Foto-© Munachi Osegbu
Things are either black or they are white
Things are either wrong or they are right
Things are either good or they are bad
Things are either happy or they’re sad
Can a person say that they exist
When so far they managed to resist
Any definition, any key
You are like the fog there from the sea
I’m at a loss
Because, oh, you’re not that well defined
A sketch where someone’s erased the lines
I’d say that you’re not that well defined
A photograph after too much wine
(Sparks – Not That Well-Defined)
Klar, man kann die Sparks als schrille ältere Herren abtun, die seit 50 Jahren das Schrillsein zu ihrem Markenzeichen erhoben (und dabei auch so manches Mal die Grenze zur Peinlichkeit überschritten) haben. Man kann sich fragen, ob Keyboarder Ron Mael (77) und Sänger Russell Mael (74) im Mittsiebziger-Alter nicht etwas seriöser rüberkommen und musizieren könnten, als es auch die neuesten PR-Bilder und Songs hergeben. Aber das führt bei diesem hochverdienten Artpop-Projekt, dem wohl langlebigsten überhaupt, nicht zum Kern. Auch nicht bei The Girl Is Crying In Her Latte, dem Studioalbum Nummer 26 in fast doppelt so vielen Karriere-Jahren.

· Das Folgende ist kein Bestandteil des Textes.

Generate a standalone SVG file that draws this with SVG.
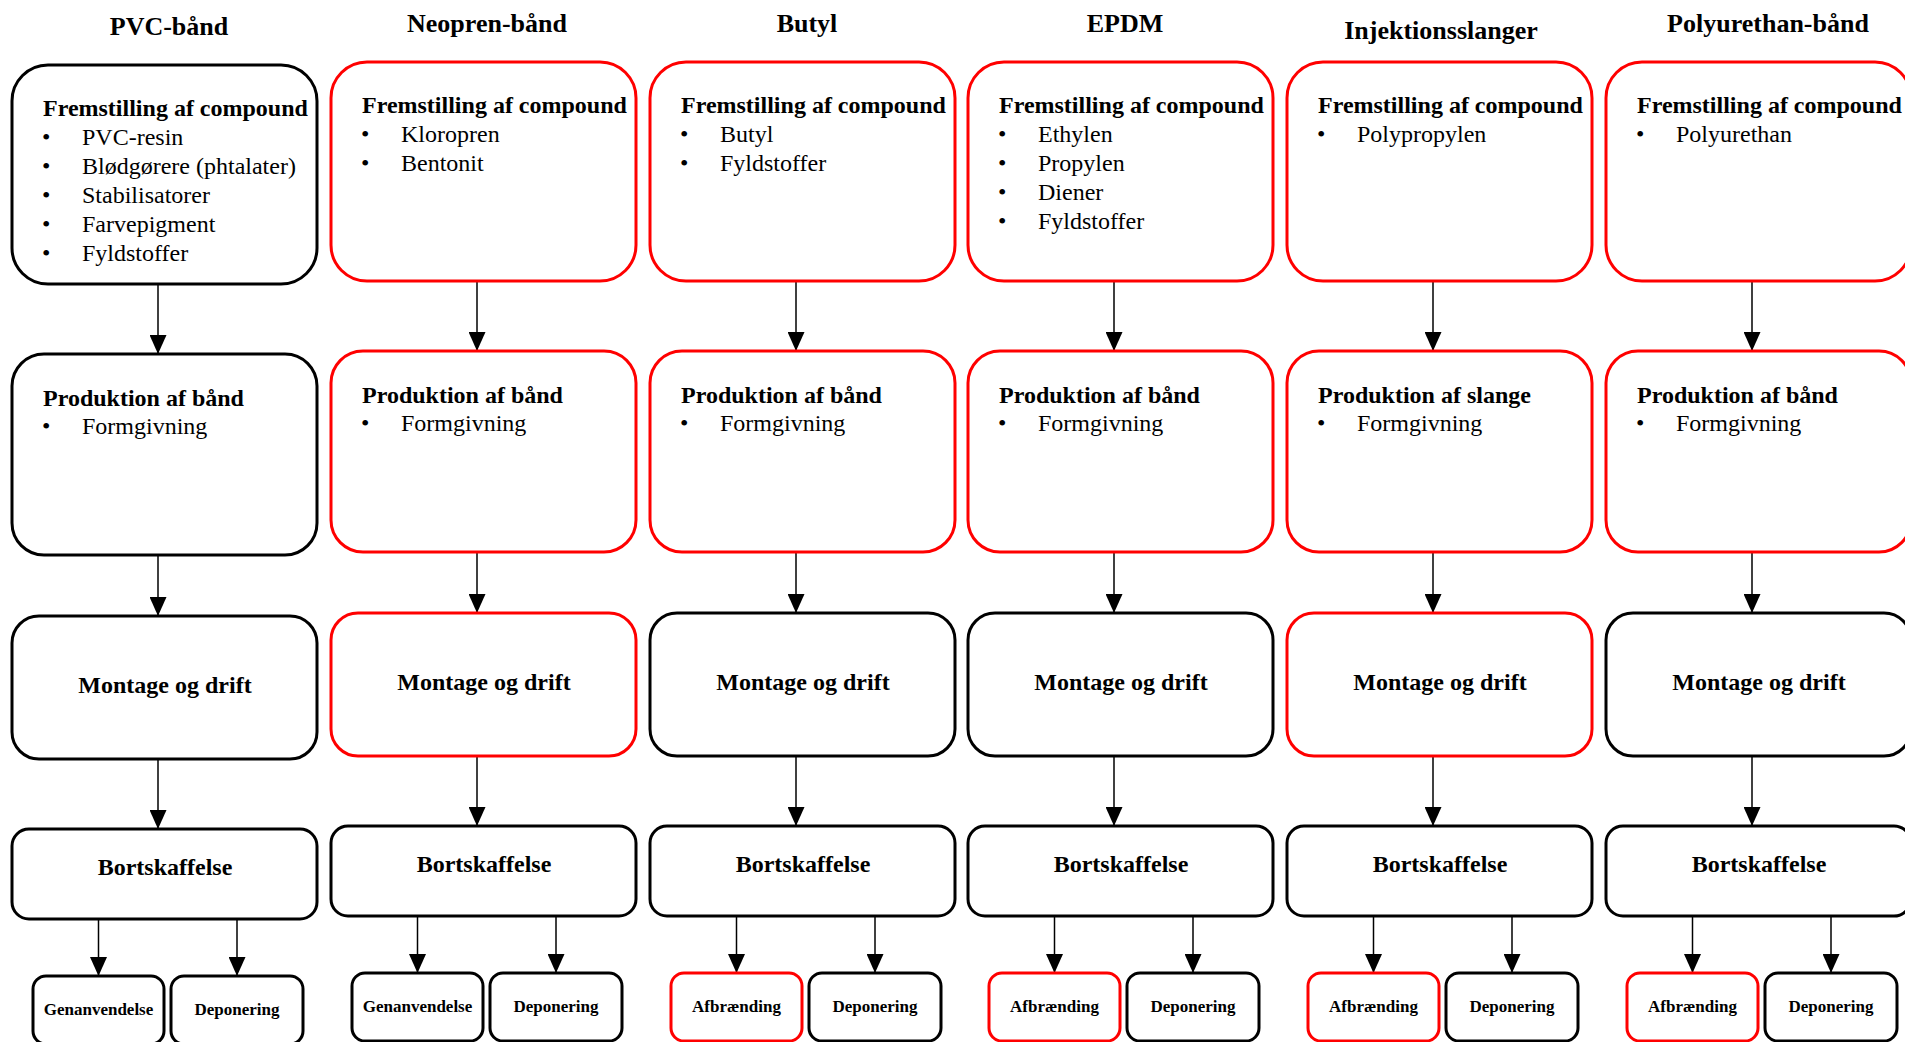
<svg xmlns="http://www.w3.org/2000/svg" width="1905" height="1042" viewBox="0 0 1905 1042">
<style>
.b{fill:#fff;stroke:#000;stroke-width:3}
.r{fill:#fff;stroke:#f00;stroke-width:3}
text{font-family:"Liberation Serif","Times New Roman",serif;fill:#000}
.t{font-size:24px;font-weight:bold}
.i{font-size:24px}
.c{font-size:24px;font-weight:bold;text-anchor:middle}
.h{font-size:26px;font-weight:bold;text-anchor:middle}
.s{font-size:17px;font-weight:bold;text-anchor:middle}
.conn line{stroke:#000;stroke-width:1.5;marker-end:url(#ah)}
</style>
<defs>
<marker id="ah" viewBox="0 0 19 17" refX="19" refY="8.5" markerWidth="19" markerHeight="17" markerUnits="userSpaceOnUse" orient="auto">
<path d="M0,0 L19,8.5 L0,17 Z" fill="#000"/>
</marker>
</defs>
<rect width="1905" height="1042" fill="#fff"/>

<g id="titles">
<text class="h" x="169" y="35">PVC-bånd</text>
<text class="h" x="487" y="32">Neopren-bånd</text>
<text class="h" x="807" y="32">Butyl</text>
<text class="h" x="1125" y="32">EPDM</text>
<text class="h" x="1441" y="39">Injektionsslanger</text>
<text class="h" x="1768" y="32">Polyurethan-bånd</text>
</g>

<g id="connectors" class="conn">
<g transform="translate(12,3)">
<line x1="146" y1="277" x2="146" y2="351"/><line x1="146" y1="548" x2="146" y2="613"/><line x1="146" y1="752" x2="146" y2="826"/><line x1="86.5" y1="912" x2="86.5" y2="973"/><line x1="225" y1="912" x2="225" y2="973"/>
</g>
<g transform="translate(331,0)">
<line x1="146" y1="277" x2="146" y2="351"/><line x1="146" y1="548" x2="146" y2="613"/><line x1="146" y1="752" x2="146" y2="826"/><line x1="86.5" y1="912" x2="86.5" y2="973"/><line x1="225" y1="912" x2="225" y2="973"/>
</g>
<g transform="translate(650,0)">
<line x1="146" y1="277" x2="146" y2="351"/><line x1="146" y1="548" x2="146" y2="613"/><line x1="146" y1="752" x2="146" y2="826"/><line x1="86.5" y1="912" x2="86.5" y2="973"/><line x1="225" y1="912" x2="225" y2="973"/>
</g>
<g transform="translate(968,0)">
<line x1="146" y1="277" x2="146" y2="351"/><line x1="146" y1="548" x2="146" y2="613"/><line x1="146" y1="752" x2="146" y2="826"/><line x1="86.5" y1="912" x2="86.5" y2="973"/><line x1="225" y1="912" x2="225" y2="973"/>
</g>
<g transform="translate(1287,0)">
<line x1="146" y1="277" x2="146" y2="351"/><line x1="146" y1="548" x2="146" y2="613"/><line x1="146" y1="752" x2="146" y2="826"/><line x1="86.5" y1="912" x2="86.5" y2="973"/><line x1="225" y1="912" x2="225" y2="973"/>
</g>
<g transform="translate(1606,0)">
<line x1="146" y1="277" x2="146" y2="351"/><line x1="146" y1="548" x2="146" y2="613"/><line x1="146" y1="752" x2="146" y2="826"/><line x1="86.5" y1="912" x2="86.5" y2="973"/><line x1="225" y1="912" x2="225" y2="973"/>
</g>
</g>

<!-- Column 1: PVC -->
<g id="col-pvc" transform="translate(12,3)">
<g id="pvc-compound"><rect class="b" x="0" y="62" width="305" height="219" rx="36"/>
<text class="t" x="31" y="113">Fremstilling af compound</text>
<text class="i" x="30" y="142">•</text><text class="i" x="70" y="142">PVC-resin</text>
<text class="i" x="30" y="171">•</text><text class="i" x="70" y="171">Blødgørere (phtalater)</text>
<text class="i" x="30" y="200">•</text><text class="i" x="70" y="200">Stabilisatorer</text>
<text class="i" x="30" y="229">•</text><text class="i" x="70" y="229">Farvepigment</text>
<text class="i" x="30" y="258">•</text><text class="i" x="70" y="258">Fyldstoffer</text></g>
<g id="pvc-produktion"><rect class="b" x="0" y="351" width="305" height="201" rx="32"/>
<text class="t" x="31" y="403">Produktion af bånd</text>
<text class="i" x="30" y="431">•</text><text class="i" x="70" y="431">Formgivning</text></g>
<g id="pvc-montage"><rect class="b" x="0" y="613" width="305" height="143" rx="27"/>
<text class="c" x="153" y="690">Montage og drift</text></g>
<g id="pvc-bortskaffelse"><rect class="b" x="0" y="826" width="305" height="90" rx="17"/>
<text class="c" x="153" y="872">Bortskaffelse</text></g>
<g id="pvc-genanvendelse"><rect class="b" x="21" y="973" width="131" height="68" rx="13"/>
<text class="s" x="86.5" y="1012">Genanvendelse</text></g>
<g id="pvc-deponering"><rect class="b" x="159" y="973" width="132" height="68" rx="13"/>
<text class="s" x="225" y="1012">Deponering</text></g>
</g>

<!-- Column 2: Neopren -->
<g id="col-neopren" transform="translate(331,0)">
<g id="neo-compound"><rect class="r" x="0" y="62" width="305" height="219" rx="36"/>
<text class="t" x="31" y="113">Fremstilling af compound</text>
<text class="i" x="30" y="142">•</text><text class="i" x="70" y="142">Kloropren</text>
<text class="i" x="30" y="171">•</text><text class="i" x="70" y="171">Bentonit</text></g>
<g id="neo-produktion"><rect class="r" x="0" y="351" width="305" height="201" rx="32"/>
<text class="t" x="31" y="403">Produktion af bånd</text>
<text class="i" x="30" y="431">•</text><text class="i" x="70" y="431">Formgivning</text></g>
<g id="neo-montage"><rect class="r" x="0" y="613" width="305" height="143" rx="27"/>
<text class="c" x="153" y="690">Montage og drift</text></g>
<g id="neo-bortskaffelse"><rect class="b" x="0" y="826" width="305" height="90" rx="17"/>
<text class="c" x="153" y="872">Bortskaffelse</text></g>
<g id="neo-genanvendelse"><rect class="b" x="21" y="973" width="131" height="68" rx="13"/>
<text class="s" x="86.5" y="1012">Genanvendelse</text></g>
<g id="neo-deponering"><rect class="b" x="159" y="973" width="132" height="68" rx="13"/>
<text class="s" x="225" y="1012">Deponering</text></g>
</g>

<!-- Column 3: Butyl -->
<g id="col-butyl" transform="translate(650,0)">
<g id="butyl-compound"><rect class="r" x="0" y="62" width="305" height="219" rx="36"/>
<text class="t" x="31" y="113">Fremstilling af compound</text>
<text class="i" x="30" y="142">•</text><text class="i" x="70" y="142">Butyl</text>
<text class="i" x="30" y="171">•</text><text class="i" x="70" y="171">Fyldstoffer</text></g>
<g id="butyl-produktion"><rect class="r" x="0" y="351" width="305" height="201" rx="32"/>
<text class="t" x="31" y="403">Produktion af bånd</text>
<text class="i" x="30" y="431">•</text><text class="i" x="70" y="431">Formgivning</text></g>
<g id="butyl-montage"><rect class="b" x="0" y="613" width="305" height="143" rx="27"/>
<text class="c" x="153" y="690">Montage og drift</text></g>
<g id="butyl-bortskaffelse"><rect class="b" x="0" y="826" width="305" height="90" rx="17"/>
<text class="c" x="153" y="872">Bortskaffelse</text></g>
<g id="butyl-afbraending"><rect class="r" x="21" y="973" width="131" height="68" rx="13"/>
<text class="s" x="86.5" y="1012">Afbrænding</text></g>
<g id="butyl-deponering"><rect class="b" x="159" y="973" width="132" height="68" rx="13"/>
<text class="s" x="225" y="1012">Deponering</text></g>
</g>

<!-- Column 4: EPDM -->
<g id="col-epdm" transform="translate(968,0)">
<g id="epdm-compound"><rect class="r" x="0" y="62" width="305" height="219" rx="36"/>
<text class="t" x="31" y="113">Fremstilling af compound</text>
<text class="i" x="30" y="142">•</text><text class="i" x="70" y="142">Ethylen</text>
<text class="i" x="30" y="171">•</text><text class="i" x="70" y="171">Propylen</text>
<text class="i" x="30" y="200">•</text><text class="i" x="70" y="200">Diener</text>
<text class="i" x="30" y="229">•</text><text class="i" x="70" y="229">Fyldstoffer</text></g>
<g id="epdm-produktion"><rect class="r" x="0" y="351" width="305" height="201" rx="32"/>
<text class="t" x="31" y="403">Produktion af bånd</text>
<text class="i" x="30" y="431">•</text><text class="i" x="70" y="431">Formgivning</text></g>
<g id="epdm-montage"><rect class="b" x="0" y="613" width="305" height="143" rx="27"/>
<text class="c" x="153" y="690">Montage og drift</text></g>
<g id="epdm-bortskaffelse"><rect class="b" x="0" y="826" width="305" height="90" rx="17"/>
<text class="c" x="153" y="872">Bortskaffelse</text></g>
<g id="epdm-afbraending"><rect class="r" x="21" y="973" width="131" height="68" rx="13"/>
<text class="s" x="86.5" y="1012">Afbrænding</text></g>
<g id="epdm-deponering"><rect class="b" x="159" y="973" width="132" height="68" rx="13"/>
<text class="s" x="225" y="1012">Deponering</text></g>
</g>

<!-- Column 5: Injektionsslanger -->
<g id="col-injektion" transform="translate(1287,0)">
<g id="inj-compound"><rect class="r" x="0" y="62" width="305" height="219" rx="36"/>
<text class="t" x="31" y="113">Fremstilling af compound</text>
<text class="i" x="30" y="142">•</text><text class="i" x="70" y="142">Polypropylen</text></g>
<g id="inj-produktion"><rect class="r" x="0" y="351" width="305" height="201" rx="32"/>
<text class="t" x="31" y="403">Produktion af slange</text>
<text class="i" x="30" y="431">•</text><text class="i" x="70" y="431">Formgivning</text></g>
<g id="inj-montage"><rect class="r" x="0" y="613" width="305" height="143" rx="27"/>
<text class="c" x="153" y="690">Montage og drift</text></g>
<g id="inj-bortskaffelse"><rect class="b" x="0" y="826" width="305" height="90" rx="17"/>
<text class="c" x="153" y="872">Bortskaffelse</text></g>
<g id="inj-afbraending"><rect class="r" x="21" y="973" width="131" height="68" rx="13"/>
<text class="s" x="86.5" y="1012">Afbrænding</text></g>
<g id="inj-deponering"><rect class="b" x="159" y="973" width="132" height="68" rx="13"/>
<text class="s" x="225" y="1012">Deponering</text></g>
</g>

<!-- Column 6: Polyurethan -->
<g id="col-polyurethan" transform="translate(1606,0)">
<g id="pu-compound"><rect class="r" x="0" y="62" width="305" height="219" rx="36"/>
<text class="t" x="31" y="113">Fremstilling af compound</text>
<text class="i" x="30" y="142">•</text><text class="i" x="70" y="142">Polyurethan</text></g>
<g id="pu-produktion"><rect class="r" x="0" y="351" width="305" height="201" rx="32"/>
<text class="t" x="31" y="403">Produktion af bånd</text>
<text class="i" x="30" y="431">•</text><text class="i" x="70" y="431">Formgivning</text></g>
<g id="pu-montage"><rect class="b" x="0" y="613" width="305" height="143" rx="27"/>
<text class="c" x="153" y="690">Montage og drift</text></g>
<g id="pu-bortskaffelse"><rect class="b" x="0" y="826" width="305" height="90" rx="17"/>
<text class="c" x="153" y="872">Bortskaffelse</text></g>
<g id="pu-afbraending"><rect class="r" x="21" y="973" width="131" height="68" rx="13"/>
<text class="s" x="86.5" y="1012">Afbrænding</text></g>
<g id="pu-deponering"><rect class="b" x="159" y="973" width="132" height="68" rx="13"/>
<text class="s" x="225" y="1012">Deponering</text></g>
</g>
</svg>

Was mit dem Glamrock-Hit This Town Ain’t Big Enough For Both Of Us und dem Album Kimono My House 1974 begann, ist als innovativ schräges Brüder-Duo längst in der Hochkultur angekommen. Damals trug Ron Mael noch ein Charlie-Chaplin-Bärtchen (heute Menjou) und Russell Mael ein wilde Lockenmähne, die inzwischen zu einem dunkel gefärbten Topfschnitt gebändigt wurde. Beide wirken mittlerweile seltsam alterslos, und musikalisch können die Sparks ohnehin nichts mehr falsch machen mit ihrem herrlich abgedrehten, zeitlosen Sound für Discos, Gay-Bars, Galerien, Arthouse-Kinos und Feuilletons gleichermaßen.
Auch für die 14 Tracks von The Girl Is Crying In Her Latte (was für ein Albumtitel mal wieder) liegen ihnen Kritiker und Fans bereits zu Füßen. Quietschende Synthie-Fanfaren, bollernde Dance-Beats, bonbonbunte Melodien, ironische Texte und Russells manirierter, ewig junger Diven-Gesang – mehr braucht es nicht für eine neue Hyper-Pop-Mixtur der “Funken”.
Aber was so leicht und mühelos klingt, auch wieder auf diesem Album, ist letztlich ein über Jahrzehnte gewachsenes, ambitioniertes Konzept, dem viele große Acts – von Queen über Duran Duran und Pet Shop Boys bis zu Franz Ferdinand – wichtige Inspirationen verdanken. Die Sparks knüpfen damit nahtlos an die vorherigen Spätwerke Hippopotamus (2017) und A Steady Drip, Drip, Drip (2020) sowie an ihren Musicalfilm-Soundtrack Annette (2021, mit Marion Cotillard und Adam Driver in den Hauptrollen) an.
Aktuelle Tracks wie das fantastische Not That Well-Defined, das programmatische We Go Dancing oder Take Me For A Ride wachsen schnell zu Kandidaten für die eigene Best-of-Sparks-Playlist heran. Und originelle Songtitel wie den des Titelstücks, The Mona Lisa’s Packing, Leaving Late Tonight oder Gee, That Was Fun macht ihnen sowieso keiner nach.
Das Album ist zwar keine neuerliche Wendung in dieser zuletzt durch den Dokumentarfilm The Sparks Brothers von Edgar Wright zusätzlich in Hollywood-Kreisen geadelten Laufbahn – “nur” wieder mal ein irre kurzweiliges Vergnügen. Die Maels bleiben die ultimative Kultband – “the greatest band You’ve never heard of” (so unkte noch vor zwei Jahren die altehrwürdige BBC) sind sie aber sicher nicht mehr. Dafür kennen längst viel zu viele Pop-Fans in der ganzen Welt die wunderbar unkonventionellen Sparks.